From "Journal du Siège d'Orléans": "And this same day [May 4] after noon, the Maiden [sic - others say that she didn't come to the battle area until later] and the Bâtard d'Orléans left the city, bringing great numbers of nobles and around fifteen hundred combatants in their contingents, and they went to attack the fortress of Saint-Loup, where they encountered great opposition, for the English, who had strongly fortified it, defended it most valliantly for the three hours that the bitter assault lasted, although in the end the French took it by storm, and killed 114 Englishmen, and captured and brought away forty prisoners into their town... the detachment [of the English] in the fortress of Saint-Pouair sortied forth in great strength during this assault, with the intention of aiding their troops: of which those of Orléans were warned by the watch tower's bell, which rang twice; for which the Marshal of Saint-Sévère, the Lord of Graville, the Baron of Coulences, and many other knights and squires, soldiers and citizens, totaling 600 combatants, quickly sortied forth from Orléans and took to the fields in good order and formation against the English, who abandoned their undertaking and the aid of their comrades when they saw the manner of the French... and turned back to their fortress dismayed and angered..." (for the original language, see Quicherat's "Procès...", Vol IV, p. 157).
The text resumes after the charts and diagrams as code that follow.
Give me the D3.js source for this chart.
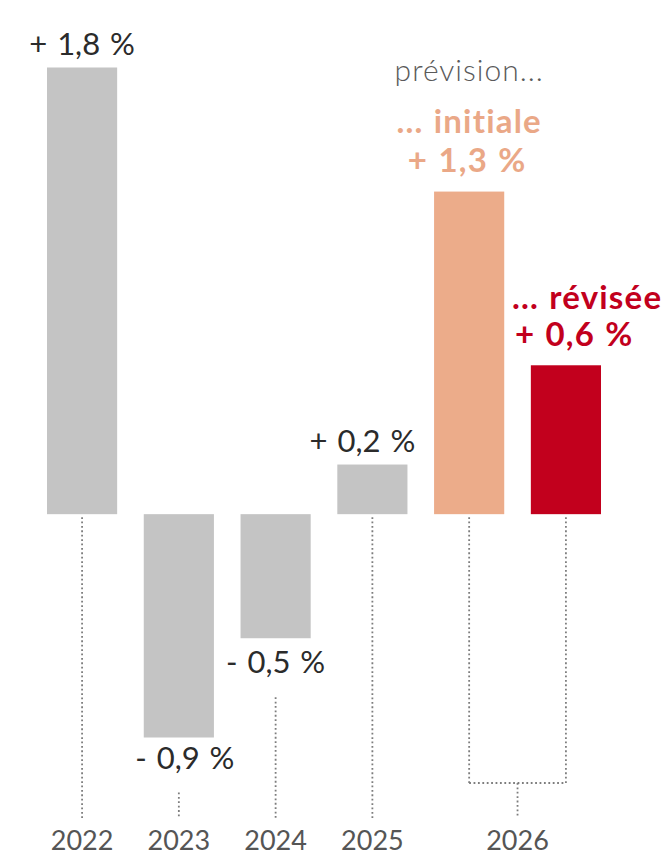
<!DOCTYPE html>
<html>
<head>
<meta charset="utf-8">
<script src="https://cdn.jsdelivr.net/npm/d3@7"></script>
<style>
  html, body { margin: 0; padding: 0; background: #fff; }
  svg { display: block; }
  text { font-family: Lato, "Open Sans", sans-serif; }
</style>
</head>
<body>
<svg id="chart" width="664" height="857"></svg>
<script>
// ---- data ----
const categories = ["2022", "2023", "2024", "2025", "2026a", "2026b"];
const values = [1.8, -0.9, -0.5, 0.2, 1.3, 0.6];
const valueLabels = ["+ 1,8 %", "- 0,9 %", "- 0,5 %", "+ 0,2 %", "+ 1,3 %", "+ 0,6 %"];
const yearLabels = ["2022", "2023", "2024", "2025", "2026"];
const forecastTitle = "prévision...";
const forecastNames = ["... initiale", "... révisée"];

// ---- layout ----
const svg = d3.select("#chart");
const x = d3.scaleBand().domain(categories).range([47, 601]).paddingInner(0.275).paddingOuter(0);
const y = d3.scaleLinear().domain([-0.9, 1.8]).range([737.5, 67.5]);
const y0 = y(0);

const colors = ["#c4c4c4", "#c4c4c4", "#c4c4c4", "#c4c4c4", "#ecac8a", "#c2001d"];
const textColors = ["#2b2b2b", "#2b2b2b", "#2b2b2b", "#2b2b2b", "#eaa887", "#c2001d"];
const dotStyle = { stroke: "#7d7d7d", width: 1.8, dash: "1.8,2.6" };

const cx = c => x(c) + x.bandwidth() / 2;
const yearLineBottom = 818;
const bracketY = 783;

// bars
svg.append("g").selectAll("rect").data(categories).join("rect")
  .attr("x", d => x(d))
  .attr("width", x.bandwidth())
  .attr("y", (d, i) => Math.min(y(values[i]), y0))
  .attr("height", (d, i) => Math.abs(y(values[i]) - y0))
  .attr("fill", (d, i) => colors[i]);

// value labels
const labelCfg = [
  { dx: 0, dy: -13, anchor: "middle", size: 31, weight: 400, ws: 2, ls: 0 },
  { dx: 6, dy: 31, anchor: "middle", size: 31, weight: 400, ws: 2, ls: 0 },
  { dx: 0, dy: 35, anchor: "middle", size: 31, weight: 400, ws: 2, ls: 0 },
  { dx: -10, dy: -13, anchor: "middle", size: 31, weight: 400, ws: 2, ls: 0 },
  { dx: -2, dy: -20, anchor: "middle", size: 33, weight: 700, ws: 1, ls: 1.2 },
  { dx: -51, dy: -19, anchor: "start", size: 33, weight: 700, ws: 1, ls: 1.2 }
];
const labelBase = [];
categories.forEach((c, i) => {
  const cfg = labelCfg[i];
  const yy = y(values[i]) + cfg.dy;
  svg.append("text")
    .attr("x", cx(c) + cfg.dx).attr("y", yy)
    .attr("text-anchor", cfg.anchor)
    .attr("font-size", cfg.size)
    .attr("font-weight", cfg.weight)
    .attr("word-spacing", cfg.ws)
    .attr("letter-spacing", cfg.ls)
    .attr("fill", textColors[i])
    .text(valueLabels[i]);
  labelBase[i] = yy;
});

// forecast names
svg.append("text")
  .attr("x", cx("2026a")).attr("y", y(values[4]) - 59)
  .attr("text-anchor", "middle").attr("font-size", 33).attr("font-weight", 700)
  .attr("word-spacing", 1).attr("letter-spacing", 1.2)
  .attr("fill", textColors[4]).text(forecastNames[0]);
svg.append("text")
  .attr("x", cx("2026b") - 54).attr("y", y(values[5]) - 56)
  .attr("text-anchor", "start").attr("font-size", 33).attr("font-weight", 700)
  .attr("word-spacing", 1).attr("letter-spacing", 1.2)
  .attr("fill", textColors[5]).text(forecastNames[1]);
svg.append("text")
  .attr("x", cx("2026a")).attr("y", y(values[4]) - 111)
  .attr("text-anchor", "middle").attr("font-size", 30).attr("font-weight", 300)
  .attr("letter-spacing", 1)
  .attr("fill", "#5a5a5a").text(forecastTitle);

// dotted leader lines
const dots = svg.append("g")
  .attr("stroke", dotStyle.stroke)
  .attr("stroke-width", dotStyle.width)
  .attr("stroke-dasharray", dotStyle.dash)
  .attr("fill", "none");
categories.forEach((c, i) => {
  const top = values[i] >= 0 ? y0 + 3 : labelBase[i] + 24;
  const bottom = c.startsWith("2026") ? bracketY : yearLineBottom;
  dots.append("line").attr("x1", cx(c)).attr("x2", cx(c)).attr("y1", top).attr("y2", bottom);
});
const mid2026 = (cx("2026a") + cx("2026b")) / 2;
dots.append("line").attr("x1", cx("2026a")).attr("x2", cx("2026b")).attr("y1", bracketY).attr("y2", bracketY);
dots.append("line").attr("x1", mid2026).attr("x2", mid2026).attr("y1", bracketY).attr("y2", yearLineBottom);

// year labels
const yearX = [cx("2022"), cx("2023"), cx("2024"), cx("2025"), mid2026];
svg.append("g").selectAll("text").data(yearLabels).join("text")
  .attr("x", (d, i) => yearX[i])
  .attr("y", 850)
  .attr("text-anchor", "middle")
  .attr("font-size", 27)
  .attr("fill", "#555")
  .text(d => d);
</script>
</body>
</html>
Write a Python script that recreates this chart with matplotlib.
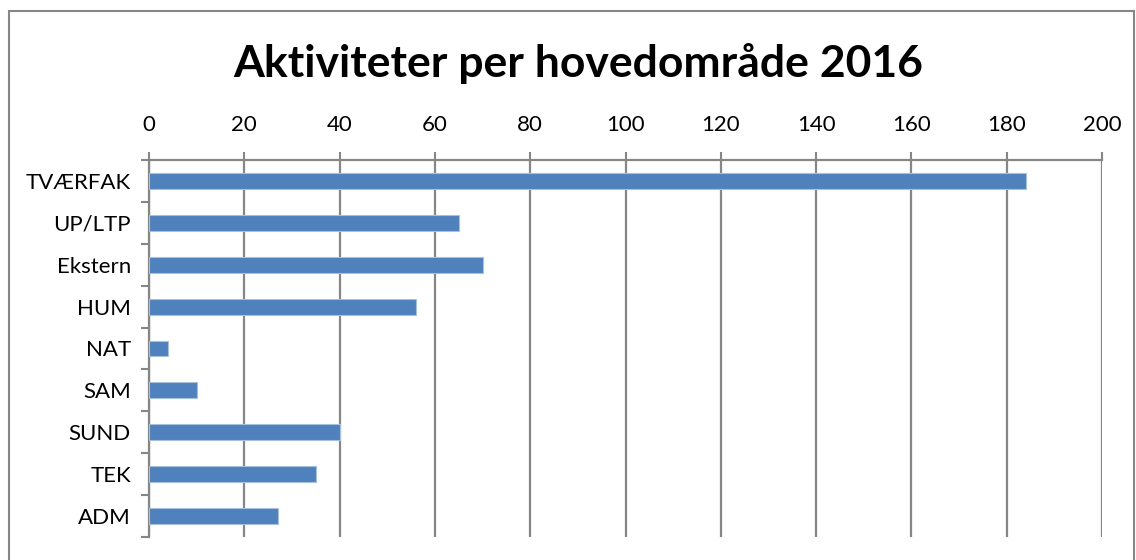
import numpy as np
import matplotlib.pyplot as plt
from matplotlib.patches import Rectangle

categories = ["TVÆRFAK", "UP/LTP", "Ekstern", "HUM", "NAT", "SAM", "SUND", "TEK", "ADM"]
values = [184, 65, 70, 56, 4, 10, 40, 35, 27]
xticks = [0, 20, 40, 60, 80, 100, 120, 140, 160, 180, 200]

plt.rcParams['font.family'] = ['Lato', 'DejaVu Sans']
grey = "#868686"

fig = plt.figure(figsize=(11.36, 5.6), dpi=100)
ax = fig.add_axes([149/1136, 1-537/560, (1102-149)/1136, (537-160)/560])

y = np.arange(len(categories))
ax.barh(y, values, height=0.38, color="#4F81BD", edgecolor="#A7C0DE", linewidth=0.8, zorder=3)
ax.set_ylim(len(categories)-0.5, -0.5)
ax.set_xlim(0, 200)

ax.xaxis.tick_top()
ax.set_xticks(xticks)
ax.set_xticklabels([str(t) for t in xticks], fontsize=16)
ax.tick_params(axis="x", length=6, width=1.5, color=grey, pad=12)
ax.grid(axis="x", color=grey, linewidth=1.6, zorder=0)

ax.set_yticks(y)
ax.set_yticklabels(categories, fontsize=16)
ax.set_yticks(np.arange(len(categories)+1)-0.5, minor=True)
ax.tick_params(axis="y", which="major", length=0, pad=13)
ax.tick_params(axis="y", which="minor", length=6, width=1.5, color=grey)

for s in ["right", "bottom"]:
    ax.spines[s].set_visible(False)
for s in ["top", "left"]:
    ax.spines[s].set_color(grey)
    ax.spines[s].set_linewidth(1.6)

fig.text(578/1136, 1-63/560, "Aktiviteter per hovedområde 2016", ha="center", va="center",
         fontsize=32, fontweight="bold")

fig.patches.append(Rectangle((9/1136, -0.05), (1134-9)/1136, 1.05-11/560, transform=fig.transFigure,
                             fill=False, edgecolor=grey, linewidth=1.5))

fig.savefig("out.png", dpi=100)
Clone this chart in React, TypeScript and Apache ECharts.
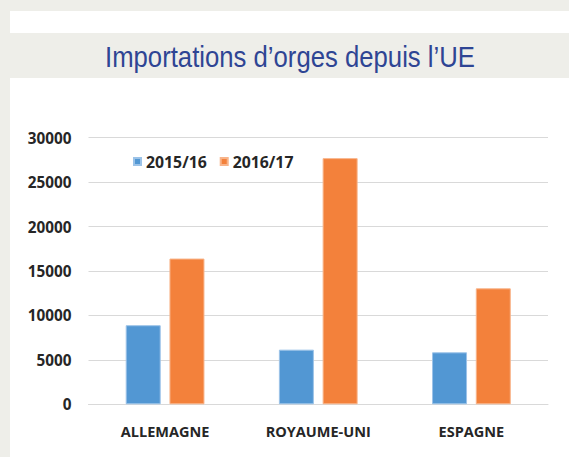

Chronique de la Pucelle: "During [the attack on Saint-Loup's bell tower], Talbot ordered the English to sortie forth in strength from the other fortresses, to aid his troops; but at this same point all the [French] commanders had sortied forth from Orléans with their troops, who arrayed themselves in ordered divisions in the fields between the besieged fortress and the other English fortifications, waiting there to fight the English. But the Lord of Talbot, seeing this, ordered the English to withdraw back to their fortresses, abandoning the English troops in the fortress of Saint-Loup, who were subdued by force, near evening." (for the original language, see Quicherat's "Procès...", Vol IV, p. 224).
From the document known as "Chronique de l'Établissement de la Fête": "And when this [the attack on St. Loup] was seen by the other English - that is to say the aforesaid Talbot and the other English commanders - [troops under] five to six standards sortied out of their fortresses to try to break the siege of Saint-Loup... and at that point, every man sortied forth from Orléans to go surround the English; but seeing this, they [the English] retreated in great haste into their fortresses." (for the original language, see Quicherat's "Procès...", Vol V, pp. 291 - 292).